For this reason, the word existence in this project refers to someone who is present, not merely to an object.

Presence, Continuity, and Time

We experience ourselves as present.
Not as moments flashing in and out of existence, but as someone who remains through change.

Bodies emerge from, and return to, the atomic field, as expressions of consciousness, curiosity, and creativity. Physical form is real, meaningful, and limited, but it is not the whole of what is experienced as self.

Our understanding deepens as experience and language expand. Our relationship to memory shifts as meaning is reconsidered over time. These changes do not suggest a succession of separate selves, but a single presence engaging the world in ever-new ways.

To say that a human experience is temporary does not mean that the one having the experience is temporary. It simply acknowledges that this particular mode of expression has limits.

The question, then, is not whether change occurs. It clearly does.
The deeper question is whether change implies disappearance.

From within experience itself, what is most directly given is continuity: a someone present through time, not vanishing at each moment, but moving through transformation.

This project takes that lived continuity seriously—not as proof of eternity, but as a meaningful starting point for understanding what may follow from being at all.

The 3 Worlds Revisited

Given that we exist at all, and that we experience continuity through change, there appear to be three all-inclusive and plausible ways of understanding what reality ultimately is and where our lives are headed.

These are not belief systems.
They are interpretive futures.
Each offers a coherent account of the same basic facts of experience, while differing in how continuity, meaning, and destiny are understood.


1. Everyone Will Be All Right

On this view, the human experience is a temporary expression within a larger, continuous reality. What we are does not begin with human form, nor does it end when that form dissolves. Continuity belongs to the one having the experience, even as forms change.

Meaning, responsibility, and dignity are grounded in the fact that existence itself is not a mistake, and that no one is ultimately lost.


2. No One Will Be All Right

On this view, reality is finite. Consciousness arises temporarily and ends completely. Meaning exists only within the boundaries of a single human life, and continuity is an illusion produced by memory and narrative.

Value, ethics, and purpose are real, but provisional. Nothing ultimately continues beyond the human experience.


3. Some Will Be All Right

On this view, existence continues beyond the human experience, but only conditionally. Continuity depends on criteria external to the individual—belief, behavior, judgment, or alignment with standards beyond human control.

Meaning is real, but belonging is selective.
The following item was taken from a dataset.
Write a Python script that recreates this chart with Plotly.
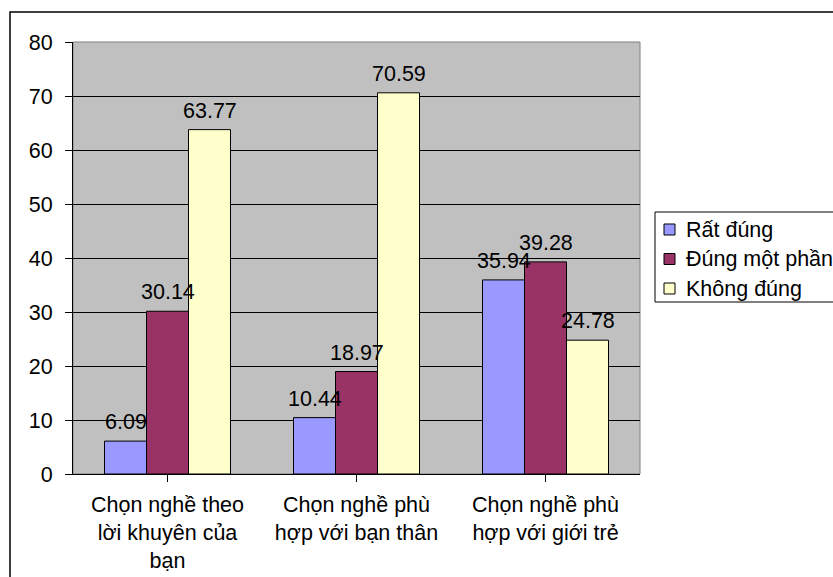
import plotly.graph_objects as go

categories = ["Chọn nghề theo<br>lời khuyên của<br>bạn",
              "Chọn nghề phù<br>hợp với bạn thân",
              "Chọn nghề phù<br>hợp với giới trẻ"]
series_names = ["Rất đúng", "Đúng một phần", "Không đúng"]
rat_dung = [6.09, 10.44, 35.94]
dung_mot_phan = [30.14, 18.97, 39.28]
khong_dung = [63.77, 70.59, 24.78]
y_ticks = [0, 10, 20, 30, 40, 50, 60, 70, 80]

series_values = [rat_dung, dung_mot_phan, khong_dung]
colors = ["#9999FF", "#993366", "#FFFFCC"]

FONT = "Liberation Sans, Arial, sans-serif"
FS = 21.5
W, H = 833, 577
L, R, T, B = 73, 640, 42, 474  # plot area edges in px
pw, ph = R - L, B - T
BARGAP = 1 / 3


def px_x(x):
    return (x - L) / pw


def px_y(y):
    return (B - y) / ph


fig = go.Figure()
for name, vals, col in zip(series_names, series_values, colors):
    fig.add_trace(go.Bar(
        x=list(range(len(categories))), y=vals, name=name,
        marker=dict(color=col, line=dict(color="black", width=1)),
    ))

# value labels above each bar
n = len(series_names)
bw = (1 - BARGAP) / n
annotations = []
for i, vals in enumerate(series_values):
    for c, v in enumerate(vals):
        annotations.append(dict(
            x=c + (i - (n - 1) / 2) * bw, y=v, xref="x", yref="y",
            text=f"{v:.2f}", showarrow=False, yanchor="bottom", yshift=5,
            font=dict(family=FONT, size=FS, color="black"),
        ))

shapes = [
    # outer chart border
    dict(type="rect", xref="paper", yref="paper",
         x0=px_x(10), x1=px_x(W + 10), y0=px_y(H + 10), y1=px_y(12),
         line=dict(color="black", width=1.5), layer="below"),
    # plot area frame
    dict(type="rect", xref="paper", yref="paper", x0=0, x1=1, y0=0, y1=1,
         line=dict(color="#808080", width=1), layer="below"),
    # legend box
    dict(type="rect", xref="paper", yref="paper",
         x0=px_x(655), x1=px_x(W + 20), y0=px_y(302), y1=px_y(212),
         line=dict(color="black", width=1), fillcolor="white", layer="below"),
]

# legend entries: colour swatch + series name
legend_rows = [229.5, 259, 288.5]
for name, col, ry in zip(series_names, colors, legend_rows):
    shapes.append(dict(
        type="rect", xref="paper", yref="paper",
        x0=px_x(664), x1=px_x(675), y0=px_y(ry + 5.5), y1=px_y(ry - 5.5),
        line=dict(color="black", width=1), fillcolor=col,
    ))
    annotations.append(dict(
        x=px_x(684), y=px_y(ry), xref="paper", yref="paper",
        text=name, showarrow=False, xanchor="left", yanchor="middle",
        font=dict(family=FONT, size=FS, color="black"),
    ))

fig.update_layout(
    width=W, height=H,
    margin=dict(l=L, r=W - R, t=T, b=H - B),
    paper_bgcolor="white", plot_bgcolor="#C0C0C0",
    barmode="group", bargap=BARGAP, bargroupgap=0,
    font=dict(family=FONT, size=FS, color="black"),
    showlegend=False,
    annotations=annotations, shapes=shapes,
)
fig.update_xaxes(
    tickmode="array", tickvals=list(range(len(categories))), ticktext=categories,
    range=[-0.5, len(categories) - 0.5], automargin=False,
    showline=True, linecolor="black", linewidth=1,
    ticks="outside", ticklen=7, tickcolor="black", tickson="boundaries",
    showgrid=False, zeroline=False,
    tickfont=dict(family=FONT, size=FS, color="black"),
    ticklabelstandoff=4,
)
fig.update_yaxes(
    range=[0, 80], tickvals=y_ticks, automargin=False,
    showline=True, linecolor="black", linewidth=1,
    ticks="outside", ticklen=7, tickcolor="black",
    showgrid=True, gridcolor="black", gridwidth=1, zeroline=False,
    tickfont=dict(family=FONT, size=FS, color="black"),
    ticklabelstandoff=8,
)
fig.write_html("out.html")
Some continue; others do not.


One of these must, in some sense, be the case.

Which one is true matters—not only for how we understand the future, but for how we treat one another now.

Where I Stand

I do not claim certainty about which of these worlds is real, nor am I convinced that such certainty is available to us from our present position. It is possible that ultimate reality cannot be fully known from within the human experience, and that this may be by design rather than by limitation.

Still, we must live forward.

Given the fact that we exist at all—that we are experiencing something rather than nothing—and that there is no coherent place called “nowhere” for someone to exist, one of these three interpretive futures must be closer to the truth than the others.

Of the three, the view that everyone will be all right appears to me to offer the greatest coherence and the fewest unresolved tensions. It takes continuity seriously, does not treat existence as a mistake, and does not require the loss or exclusion of anyone in order for meaning to hold.

This is not a claim of proof.
It is a declaration of orientation—how I choose to live forward, given what I experience to be true.

If I am wrong, I want to understand why.
If I am right, then how we live together now takes on profound importance.